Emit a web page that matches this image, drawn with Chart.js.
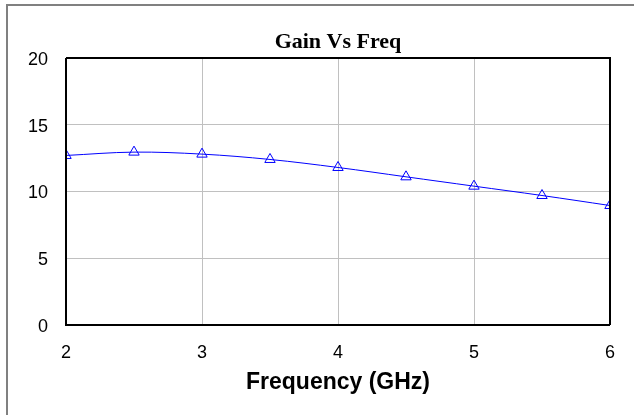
<!DOCTYPE html>
<html>
<head>
<meta charset="utf-8">
<script src="https://cdn.jsdelivr.net/npm/chart.js@4/dist/chart.umd.min.js"></script>
<style>
  html, body { margin: 0; padding: 0; background: #fff; }
  #wrap { position: relative; width: 634px; height: 415px; }
  #frame { position: absolute; left: 6px; top: 4px; right: 0; bottom: 0; border-left: 2px solid #808080; border-top: 2px solid #808080; pointer-events: none; }
  canvas { position: absolute; left: 0; top: 0; }
</style>
</head>
<body>
<div id="wrap">
  <canvas id="c" width="634" height="415"></canvas>
  <div id="frame"></div>
</div>
<script>
const chartTitle = "Gain Vs Freq";
const xAxisTitle = "Frequency (GHz)";
const frequencies = [2, 2.5, 3, 3.5, 4, 4.5, 5, 5.5, 6];
const gainValues = [12.7, 12.95, 12.8, 12.4, 11.8, 11.1, 10.4, 9.7, 8.95];
const xTicks = [2, 3, 4, 5, 6];
const yTicks = [0, 5, 10, 15, 20];

const points = frequencies.map((f, i) => ({ x: f, y: gainValues[i] }));

const framePlugin = {
  id: 'framePlugin',
  afterDatasetsDraw(chart) {
    const { ctx, chartArea: a } = chart;
    ctx.save();
    ctx.strokeStyle = '#000';
    ctx.lineWidth = 2;
    ctx.beginPath();
    ctx.moveTo(a.left, a.top);
    ctx.lineTo(a.right, a.top);
    ctx.lineTo(a.right, a.bottom);
    ctx.moveTo(a.left, a.top);
    ctx.lineTo(a.left, a.bottom);
    ctx.lineTo(a.right, a.bottom);
    ctx.stroke();
    ctx.fillStyle = '#000';
    ctx.textAlign = 'center';
    ctx.textBaseline = 'middle';
    ctx.font = 'bold 22px "Liberation Serif", "Times New Roman", serif';
    ctx.fillText(chartTitle, (a.left + a.right) / 2, 42);
    ctx.restore();
  }
};

new Chart(document.getElementById('c'), {
  type: 'line',
  data: {
    datasets: [{
      data: points,
      borderColor: '#0000ff',
      borderWidth: 1,
      backgroundColor: 'rgba(0,0,0,0)',
      pointStyle: 'triangle',
      pointRadius: 6,
      pointBorderColor: '#0000ff',
      pointBackgroundColor: 'rgba(0,0,0,0)',
      pointBorderWidth: 1,
      tension: 0.35,
      clip: 0
    }]
  },
  options: {
    responsive: false,
    animation: false,
    devicePixelRatio: 1,
    layout: { padding: { left: 0, right: 24, top: 58, bottom: 0 } },
    plugins: { legend: { display: false }, title: { display: false }, tooltip: { enabled: false } },
    scales: {
      x: {
        type: 'linear',
        min: 2, max: 6,
        afterBuildTicks(s) { s.ticks = xTicks.map(v => ({ value: v })); },
        afterFit(s) { s.height = 90; },
        grid: { color: '#c0c0c0', lineWidth: 1, drawTicks: false },
        border: { display: false },
        ticks: { color: '#000', font: { family: '"Liberation Sans", Arial, sans-serif', size: 18 }, padding: 17, maxRotation: 0 },
        title: { display: true, text: xAxisTitle, color: '#000', font: { family: '"Liberation Sans", Arial, sans-serif', size: 23, weight: 'bold' }, padding: { top: 0, bottom: 19 } }
      },
      y: {
        min: 0, max: 20,
        afterBuildTicks(s) { s.ticks = yTicks.map(v => ({ value: v })); },
        afterFit(s) { s.width = 66; },
        grid: { color: '#c0c0c0', lineWidth: 1, drawTicks: false },
        border: { display: false },
        ticks: { color: '#000', font: { family: '"Liberation Sans", Arial, sans-serif', size: 18 }, padding: 18, labelOffset: 2 }
      }
    }
  },
  plugins: [framePlugin]
});
</script>
</body>
</html>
═══
◆ OBJECTIVE ◆
Reproduce the data word for word, excluding its pictures.

◆ OUTPUT OF THE TASK ◆
Emit a web page that matches this image, drawn with Chart.js.
<!DOCTYPE html>
<html>
<head>
<meta charset="utf-8">
<script src="https://cdn.jsdelivr.net/npm/chart.js@4/dist/chart.umd.min.js"></script>
<style>
  html, body { margin: 0; padding: 0; background: #fff; }
  #wrap { position: relative; width: 634px; height: 415px; }
  #frame { position: absolute; left: 6px; top: 4px; right: 0; bottom: 0; border-left: 2px solid #808080; border-top: 2px solid #808080; pointer-events: none; }
  canvas { position: absolute; left: 0; top: 0; }
</style>
</head>
<body>
<div id="wrap">
  <canvas id="c" width="634" height="415"></canvas>
  <div id="frame"></div>
</div>
<script>
const chartTitle = "Gain Vs Freq";
const xAxisTitle = "Frequency (GHz)";
const frequencies = [2, 2.5, 3, 3.5, 4, 4.5, 5, 5.5, 6];
const gainValues = [12.7, 12.95, 12.8, 12.4, 11.8, 11.1, 10.4, 9.7, 8.95];
const xTicks = [2, 3, 4, 5, 6];
const yTicks = [0, 5, 10, 15, 20];

const points = frequencies.map((f, i) => ({ x: f, y: gainValues[i] }));

const framePlugin = {
  id: 'framePlugin',
  afterDatasetsDraw(chart) {
    const { ctx, chartArea: a } = chart;
    ctx.save();
    ctx.strokeStyle = '#000';
    ctx.lineWidth = 2;
    ctx.beginPath();
    ctx.moveTo(a.left, a.top);
    ctx.lineTo(a.right, a.top);
    ctx.lineTo(a.right, a.bottom);
    ctx.moveTo(a.left, a.top);
    ctx.lineTo(a.left, a.bottom);
    ctx.lineTo(a.right, a.bottom);
    ctx.stroke();
    ctx.fillStyle = '#000';
    ctx.textAlign = 'center';
    ctx.textBaseline = 'middle';
    ctx.font = 'bold 22px "Liberation Serif", "Times New Roman", serif';
    ctx.fillText(chartTitle, (a.left + a.right) / 2, 42);
    ctx.restore();
  }
};

new Chart(document.getElementById('c'), {
  type: 'line',
  data: {
    datasets: [{
      data: points,
      borderColor: '#0000ff',
      borderWidth: 1,
      backgroundColor: 'rgba(0,0,0,0)',
      pointStyle: 'triangle',
      pointRadius: 6,
      pointBorderColor: '#0000ff',
      pointBackgroundColor: 'rgba(0,0,0,0)',
      pointBorderWidth: 1,
      tension: 0.35,
      clip: 0
    }]
  },
  options: {
    responsive: false,
    animation: false,
    devicePixelRatio: 1,
    layout: { padding: { left: 0, right: 24, top: 58, bottom: 0 } },
    plugins: { legend: { display: false }, title: { display: false }, tooltip: { enabled: false } },
    scales: {
      x: {
        type: 'linear',
        min: 2, max: 6,
        afterBuildTicks(s) { s.ticks = xTicks.map(v => ({ value: v })); },
        afterFit(s) { s.height = 90; },
        grid: { color: '#c0c0c0', lineWidth: 1, drawTicks: false },
        border: { display: false },
        ticks: { color: '#000', font: { family: '"Liberation Sans", Arial, sans-serif', size: 18 }, padding: 17, maxRotation: 0 },
        title: { display: true, text: xAxisTitle, color: '#000', font: { family: '"Liberation Sans", Arial, sans-serif', size: 23, weight: 'bold' }, padding: { top: 0, bottom: 19 } }
      },
      y: {
        min: 0, max: 20,
        afterBuildTicks(s) { s.ticks = yTicks.map(v => ({ value: v })); },
        afterFit(s) { s.width = 66; },
        grid: { color: '#c0c0c0', lineWidth: 1, drawTicks: false },
        border: { display: false },
        ticks: { color: '#000', font: { family: '"Liberation Sans", Arial, sans-serif', size: 18 }, padding: 18, labelOffset: 2 }
      }
    }
  },
  plugins: [framePlugin]
});
</script>
</body>
</html>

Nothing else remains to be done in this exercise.